There are two simple tools for wittfind:

 * the wf tool searches for queries and gives out a list of matches.
 * the wf_display tool uses the input of wf to display the matches in the original file.
 * the wf_server tool starts a server listening on a unix domain socket.
 * the wf_client tool queries a server that waits on a unix domain socket.
 * all tools know the -h [ --help] option.

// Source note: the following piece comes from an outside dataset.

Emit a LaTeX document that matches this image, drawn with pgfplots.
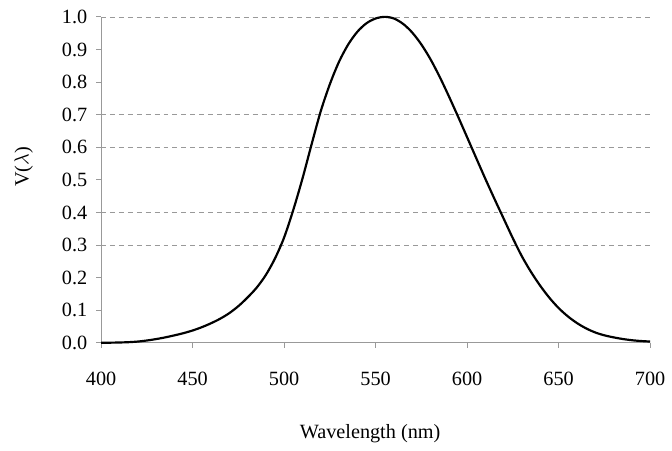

All tools are built in the build/bin folder
(if you use the custom Makfile, they are copied directly into your current directory).

    $ ./wf --help
    $ ./wf -d dictionary -f input -q "query" -m max -o outfile
    $ ./wf -d dictionary -f input -Q query-file -m max -o outfile
    $ ./wf -L dicdictionary -f input -q "query"
max specifies the maximal number of hits shown. Default is 25, if 0 all matches are shown.

    $ ./wf_display --help
    $ ./wf_display [hits]
    $ ./wf -d data/witt_WAB_dela.txt -f data/witt_input_tagged.xml -q /\d+/ | ./wf_display
    $ ./wf -v -d data/witt_WAB_dela.txt -f data/witt_input_tagged.xml -q /\d+/ | ./wf_display -v

creating wf_display xml output for the web front end
(-t B marks hits with <B>hit</B>, -r hits puts the results in <hits>...</hits> tags):
    $ ./wf_display -t B -r hits pfad/zur/serverdatei.xml

starting the server:
    $ ./wf_server --dictionary data/witt_WAB_dela_X.txt --files files.txt

using the client:
    $ wf_client --query '[VVFIN] & denken' -f data/witt_Ts-214_input_IX_tagged.xml \
    -f data/witt_Ts-213_input_IX_tagged.xml --max 10 --threads 2

## Query syntax
 * path/to/graph.json(arg1, arg2, ..., argn) loads a subgraph from path/to/graph.json
   and replaces the arguments $1$, $2$, ... $n$ with arg1, arg2, ..., argn.
   It is not possible to concatenate subgraph expressions with other expressions in a node.
 * token matches any token that is either 'token' or has 'token' as its lemma.
 * "token" or 'token' matches any token that is equal to token.
 * \<GC\> matches any token with the grammtical code 'GC'.
 * [TAG] matches any token with an annotation equal to 'TAG'
 * /regex/ matches any token that matches the regular expression 'regex'.
   Note: if you want the regex to match the whole token you have to use '/^regex$/'.
 * /regex/i matches any token that matches the regular expression 'regex' ignoring case.
 * [/regex/] matches all token whose tag matches the regular expression 'regex'.
 * You can prefix any query expression with '!' to prohibt the higlighting of this particular match.
   E.g. "/\w+/ !\<PUNCT\> /\w+/" matches words, followed by punctuation and another word,
   but the punctuation is not highlighted as a match (the two words are, though):
   [[[foo]]] , [[[bar]]]
 * You use boolean operators '(', ')', '&', '|' or '~' in a node to form complex expressions:
    * '/en$/ & [N]' matches token that end on 'en' and have the tag N.
    * '/en$/ | [N]' matches token that end on 'en' or have the tag N.
    * '~ /en$/' matches token that _don't_ end with 'en'.
    * use bracets to form more complex expressions.
    * the parser for complex expressions is not finished yet. You need to use explicit whitespace
      to seperate operators and expressions: '(/a/|/b/)&~/c/' is invalid.
      Use: '( /a/ | /b/ ) & ~ /c/'.
 * There are some unitex special expressions: \<MAJ\>, \<MIN\>, \<MOT\>, \<PRE\> and \<NB\>
   wich all map to speical regex pattern.
 * It is possible to use '?' to make the previous expression optional.
   The query 'a b? c' matches the token 'a b c' or 'a c'.
 * It is possible to specify a range expression '{f, t}' to match the previous match f to t times.
   The query 'x {3, 5}' matches at least 3 xs up to 5 xs.
   The Expression '{x}' is shorthand for '{x, x}'.
 * You can append '+' to an expression to make it match one or more times.
   The Query a <MOT>+ b matches any expression 'a' followed by one or more words and a 'b'.
 * You can append '*' to an expression to make it match zero or more times.